* Requirements *
Pictures aside, write out every record exactly as it appears.

* Material to process *
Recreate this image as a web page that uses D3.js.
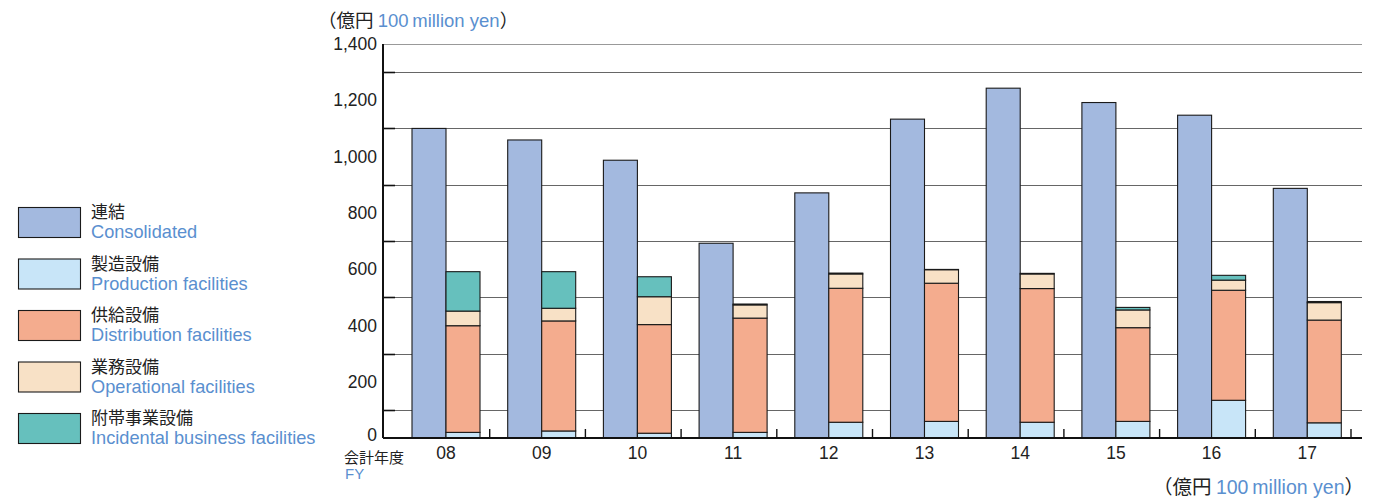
<!DOCTYPE html>
<html>
<head>
<meta charset="utf-8">
<script src="https://cdn.jsdelivr.net/npm/d3@7"></script>
<style>
  html, body { margin: 0; padding: 0; background: #fff; }
  svg { display: block; font-family: "Liberation Sans", Arial, "Noto Sans CJK JP", sans-serif; }
  .jp { font-family: "Noto Sans CJK JP", "Liberation Sans", sans-serif; }
</style>
</head>
<body>
<svg id="chart" width="1375" height="500"></svg>
<script>
// ---- data ----
const years = ["08", "09", "10", "11", "12", "13", "14", "15", "16", "17"];
const consolidated = [1100, 1059, 987, 692, 871, 1133, 1243, 1192, 1147, 887];
const production   = [20, 25, 17, 20, 56, 59, 56, 59, 134, 54];
const distribution = [379, 391, 386, 406, 476, 491, 475, 333, 391, 365];
const operational  = [52, 45, 99, 47, 51, 48, 52, 63, 36, 62];
const incidental   = [140, 130, 71, 3, 3, 1, 2, 9, 17, 4];
const yLabelValues = [0, 200, 400, 600, 800, 1000, 1200, 1400];
const yGridValues  = [100, 300, 500, 700, 900, 1100, 1300, 1400];
const seriesKeys   = ["production", "distribution", "operational", "incidental"];
const legendJa = ["連結", "製造設備", "供給設備", "業務設備", "附帯事業設備"];
const legendEn = ["Consolidated", "Production facilities", "Distribution facilities", "Operational facilities", "Incidental business facilities"];

// ---- styles ----
const colors = {
  consolidated: "#A3B9DF",
  production: "#C8E5F8",
  distribution: "#F4AC8E",
  operational: "#F8E1C6",
  incidental: "#66C0BD"
};
const blue = "#5A8FCF";

const svg = d3.select("#chart");

const y = d3.scaleLinear().domain([0, 1400]).range([438, 44]);
const x0 = d3.scaleBand().domain(years).range([394, 1351]).padding(0);
const x1 = d3.scaleBand().domain(["c", "s"]).range([18, 86]).padding(0);

const plotLeft = 383, plotRight = 1362;

// gridlines
svg.append("g").selectAll("line").data(yGridValues).join("line")
  .attr("x1", plotLeft).attr("x2", plotRight)
  .attr("y1", d => Math.round(y(d)) + 0.5).attr("y2", d => Math.round(y(d)) + 0.5)
  .attr("stroke", d => d === 1400 ? "#999" : "#666").attr("stroke-width", 1);

// short ticks on y axis at gridlines
svg.append("g").selectAll("line").data(yGridValues.filter(d => d !== 1400)).join("line")
  .attr("x1", plotLeft).attr("x2", plotLeft + 12)
  .attr("y1", d => Math.round(y(d)) + 0.5).attr("y2", d => Math.round(y(d)) + 0.5)
  .attr("stroke", "#111").attr("stroke-width", 1.6);

// y axis labels via d3 axis
const yAxis = d3.axisLeft(y).tickValues(yLabelValues).tickSize(0).tickPadding(0)
  .tickFormat(d3.format(","));
const yg = svg.append("g").attr("transform", `translate(${plotLeft - 6},0)`).call(yAxis);
yg.select(".domain").remove();
yg.selectAll("text").attr("font-size", 17.5).attr("fill", "#222")
  .attr("font-family", "'Liberation Sans', Arial, sans-serif");
yg.selectAll("text").filter(d => d === 0).attr("dy", "0.12em");

// y axis line
svg.append("line").attr("x1", plotLeft).attr("x2", plotLeft)
  .attr("y1", y(1400)).attr("y2", y(0)).attr("stroke", "#111").attr("stroke-width", 2);

// consolidated bars
const bars = years.map((yr, i) => ({
  year: yr, consolidated: consolidated[i], production: production[i],
  distribution: distribution[i], operational: operational[i], incidental: incidental[i]
}));

svg.append("g").selectAll("rect").data(bars).join("rect")
  .attr("x", d => x0(d.year) + x1("c"))
  .attr("y", d => y(d.consolidated))
  .attr("width", x1.bandwidth())
  .attr("height", d => y(0) - y(d.consolidated))
  .attr("fill", colors.consolidated)
  .attr("stroke", "#1a1a1a").attr("stroke-width", 1.1);

// stacked bars
const stack = d3.stack().keys(seriesKeys)(bars);
svg.append("g").selectAll("g").data(stack).join("g")
  .attr("fill", d => colors[d.key])
  .selectAll("rect").data(d => d).join("rect")
  .attr("x", d => x0(d.data.year) + x1("s"))
  .attr("y", d => y(d[1]))
  .attr("width", x1.bandwidth())
  .attr("height", d => y(d[0]) - y(d[1]))
  .attr("stroke", "#1a1a1a").attr("stroke-width", 1.1);

// x axis line
svg.append("line").attr("x1", plotLeft).attr("x2", plotRight)
  .attr("y1", y(0)).attr("y2", y(0)).attr("stroke", "#111").attr("stroke-width", 2);

// x ticks at band ends
svg.append("g").selectAll("line").data(years).join("line")
  .attr("x1", d => x0(d) + x0.bandwidth()).attr("x2", d => x0(d) + x0.bandwidth())
  .attr("y1", y(0)).attr("y2", y(0) - 9)
  .attr("stroke", "#111").attr("stroke-width", 1.4);

// x labels
svg.append("g").selectAll("text").data(years).join("text")
  .attr("x", d => x0(d) + x1("s"))
  .attr("y", 459)
  .attr("text-anchor", "middle")
  .attr("font-size", 17.5).attr("fill", "#222")
  .text(d => d);

// FY labels
svg.append("text").attr("class", "jp").attr("x", 344).attr("y", 463)
  .attr("font-size", 15).attr("fill", "#222").text("会計年度");
svg.append("text").attr("x", 345).attr("y", 479)
  .attr("font-size", 15).attr("fill", blue).text("FY");

// unit labels
function unitLabel(xPos, yPos, anchor, size) {
  const t = svg.append("text").attr("x", xPos).attr("y", yPos).attr("font-size", size)
    .attr("text-anchor", anchor);
  t.append("tspan").attr("class", "jp").attr("fill", "#222").text("（億円 ");
  t.append("tspan").attr("fill", blue).text("100\u2009million yen");
  t.append("tspan").attr("class", "jp").attr("fill", "#222").text("）");
  return t;
}
unitLabel(318, 27, "start", 18.5);
unitLabel(1364, 494, "end", 19.5);

// legend
const legendKeys = ["consolidated", "production", "distribution", "operational", "incidental"];
const lg = svg.append("g").selectAll("g").data(legendKeys).join("g")
  .attr("transform", (d, i) => `translate(18,${207 + i * 51.5})`);
lg.append("rect").attr("x", 0.5).attr("y", 0.5).attr("width", 62).attr("height", 30)
  .attr("fill", d => colors[d]).attr("stroke", "#1a1a1a").attr("stroke-width", 1.1);
lg.append("text").attr("class", "jp").attr("x", 73).attr("y", 11)
  .attr("font-size", 17).attr("fill", "#222").text((d, i) => legendJa[i]);
lg.append("text").attr("x", 73).attr("y", 31)
  .attr("font-size", 18.2).attr("fill", blue).text((d, i) => legendEn[i]);
</script>
</body>
</html>
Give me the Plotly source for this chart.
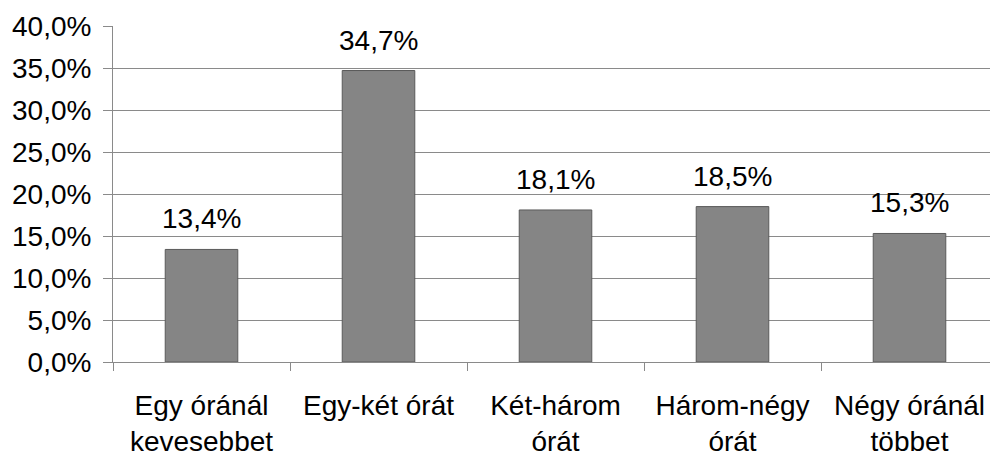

* Problem solution *
Recreate this image as a web page that uses D3.js.
<!DOCTYPE html>
<html>
<head>
<meta charset="utf-8">
<script src="https://cdn.jsdelivr.net/npm/d3@7"></script>
<style>
  html, body { margin: 0; padding: 0; background: #fff; }
  svg { display: block; font-family: "Liberation Sans", Arial, "Noto Sans CJK JP", sans-serif; }
  .jp { font-family: "Noto Sans CJK JP", "Liberation Sans", sans-serif; }
</style>
</head>
<body>
<svg id="chart" width="1375" height="500"></svg>
<script>
// ---- data ----
const years = ["08", "09", "10", "11", "12", "13", "14", "15", "16", "17"];
const consolidated = [1100, 1059, 987, 692, 871, 1133, 1243, 1192, 1147, 887];
const production   = [20, 25, 17, 20, 56, 59, 56, 59, 134, 54];
const distribution = [379, 391, 386, 406, 476, 491, 475, 333, 391, 365];
const operational  = [52, 45, 99, 47, 51, 48, 52, 63, 36, 62];
const incidental   = [140, 130, 71, 3, 3, 1, 2, 9, 17, 4];
const yLabelValues = [0, 200, 400, 600, 800, 1000, 1200, 1400];
const yGridValues  = [100, 300, 500, 700, 900, 1100, 1300, 1400];
const seriesKeys   = ["production", "distribution", "operational", "incidental"];
const legendJa = ["連結", "製造設備", "供給設備", "業務設備", "附帯事業設備"];
const legendEn = ["Consolidated", "Production facilities", "Distribution facilities", "Operational facilities", "Incidental business facilities"];

// ---- styles ----
const colors = {
  consolidated: "#A3B9DF",
  production: "#C8E5F8",
  distribution: "#F4AC8E",
  operational: "#F8E1C6",
  incidental: "#66C0BD"
};
const blue = "#5A8FCF";

const svg = d3.select("#chart");

const y = d3.scaleLinear().domain([0, 1400]).range([438, 44]);
const x0 = d3.scaleBand().domain(years).range([394, 1351]).padding(0);
const x1 = d3.scaleBand().domain(["c", "s"]).range([18, 86]).padding(0);

const plotLeft = 383, plotRight = 1362;

// gridlines
svg.append("g").selectAll("line").data(yGridValues).join("line")
  .attr("x1", plotLeft).attr("x2", plotRight)
  .attr("y1", d => Math.round(y(d)) + 0.5).attr("y2", d => Math.round(y(d)) + 0.5)
  .attr("stroke", d => d === 1400 ? "#999" : "#666").attr("stroke-width", 1);

// short ticks on y axis at gridlines
svg.append("g").selectAll("line").data(yGridValues.filter(d => d !== 1400)).join("line")
  .attr("x1", plotLeft).attr("x2", plotLeft + 12)
  .attr("y1", d => Math.round(y(d)) + 0.5).attr("y2", d => Math.round(y(d)) + 0.5)
  .attr("stroke", "#111").attr("stroke-width", 1.6);

// y axis labels via d3 axis
const yAxis = d3.axisLeft(y).tickValues(yLabelValues).tickSize(0).tickPadding(0)
  .tickFormat(d3.format(","));
const yg = svg.append("g").attr("transform", `translate(${plotLeft - 6},0)`).call(yAxis);
yg.select(".domain").remove();
yg.selectAll("text").attr("font-size", 17.5).attr("fill", "#222")
  .attr("font-family", "'Liberation Sans', Arial, sans-serif");
yg.selectAll("text").filter(d => d === 0).attr("dy", "0.12em");

// y axis line
svg.append("line").attr("x1", plotLeft).attr("x2", plotLeft)
  .attr("y1", y(1400)).attr("y2", y(0)).attr("stroke", "#111").attr("stroke-width", 2);

// consolidated bars
const bars = years.map((yr, i) => ({
  year: yr, consolidated: consolidated[i], production: production[i],
  distribution: distribution[i], operational: operational[i], incidental: incidental[i]
}));

svg.append("g").selectAll("rect").data(bars).join("rect")
  .attr("x", d => x0(d.year) + x1("c"))
  .attr("y", d => y(d.consolidated))
  .attr("width", x1.bandwidth())
  .attr("height", d => y(0) - y(d.consolidated))
  .attr("fill", colors.consolidated)
  .attr("stroke", "#1a1a1a").attr("stroke-width", 1.1);

// stacked bars
const stack = d3.stack().keys(seriesKeys)(bars);
svg.append("g").selectAll("g").data(stack).join("g")
  .attr("fill", d => colors[d.key])
  .selectAll("rect").data(d => d).join("rect")
  .attr("x", d => x0(d.data.year) + x1("s"))
  .attr("y", d => y(d[1]))
  .attr("width", x1.bandwidth())
  .attr("height", d => y(d[0]) - y(d[1]))
  .attr("stroke", "#1a1a1a").attr("stroke-width", 1.1);

// x axis line
svg.append("line").attr("x1", plotLeft).attr("x2", plotRight)
  .attr("y1", y(0)).attr("y2", y(0)).attr("stroke", "#111").attr("stroke-width", 2);

// x ticks at band ends
svg.append("g").selectAll("line").data(years).join("line")
  .attr("x1", d => x0(d) + x0.bandwidth()).attr("x2", d => x0(d) + x0.bandwidth())
  .attr("y1", y(0)).attr("y2", y(0) - 9)
  .attr("stroke", "#111").attr("stroke-width", 1.4);

// x labels
svg.append("g").selectAll("text").data(years).join("text")
  .attr("x", d => x0(d) + x1("s"))
  .attr("y", 459)
  .attr("text-anchor", "middle")
  .attr("font-size", 17.5).attr("fill", "#222")
  .text(d => d);

// FY labels
svg.append("text").attr("class", "jp").attr("x", 344).attr("y", 463)
  .attr("font-size", 15).attr("fill", "#222").text("会計年度");
svg.append("text").attr("x", 345).attr("y", 479)
  .attr("font-size", 15).attr("fill", blue).text("FY");

// unit labels
function unitLabel(xPos, yPos, anchor, size) {
  const t = svg.append("text").attr("x", xPos).attr("y", yPos).attr("font-size", size)
    .attr("text-anchor", anchor);
  t.append("tspan").attr("class", "jp").attr("fill", "#222").text("（億円 ");
  t.append("tspan").attr("fill", blue).text("100\u2009million yen");
  t.append("tspan").attr("class", "jp").attr("fill", "#222").text("）");
  return t;
}
unitLabel(318, 27, "start", 18.5);
unitLabel(1364, 494, "end", 19.5);

// legend
const legendKeys = ["consolidated", "production", "distribution", "operational", "incidental"];
const lg = svg.append("g").selectAll("g").data(legendKeys).join("g")
  .attr("transform", (d, i) => `translate(18,${207 + i * 51.5})`);
lg.append("rect").attr("x", 0.5).attr("y", 0.5).attr("width", 62).attr("height", 30)
  .attr("fill", d => colors[d]).attr("stroke", "#1a1a1a").attr("stroke-width", 1.1);
lg.append("text").attr("class", "jp").attr("x", 73).attr("y", 11)
  .attr("font-size", 17).attr("fill", "#222").text((d, i) => legendJa[i]);
lg.append("text").attr("x", 73).attr("y", 31)
  .attr("font-size", 18.2).attr("fill", blue).text((d, i) => legendEn[i]);
</script>
</body>
</html>
Give me the Plotly source for this chart.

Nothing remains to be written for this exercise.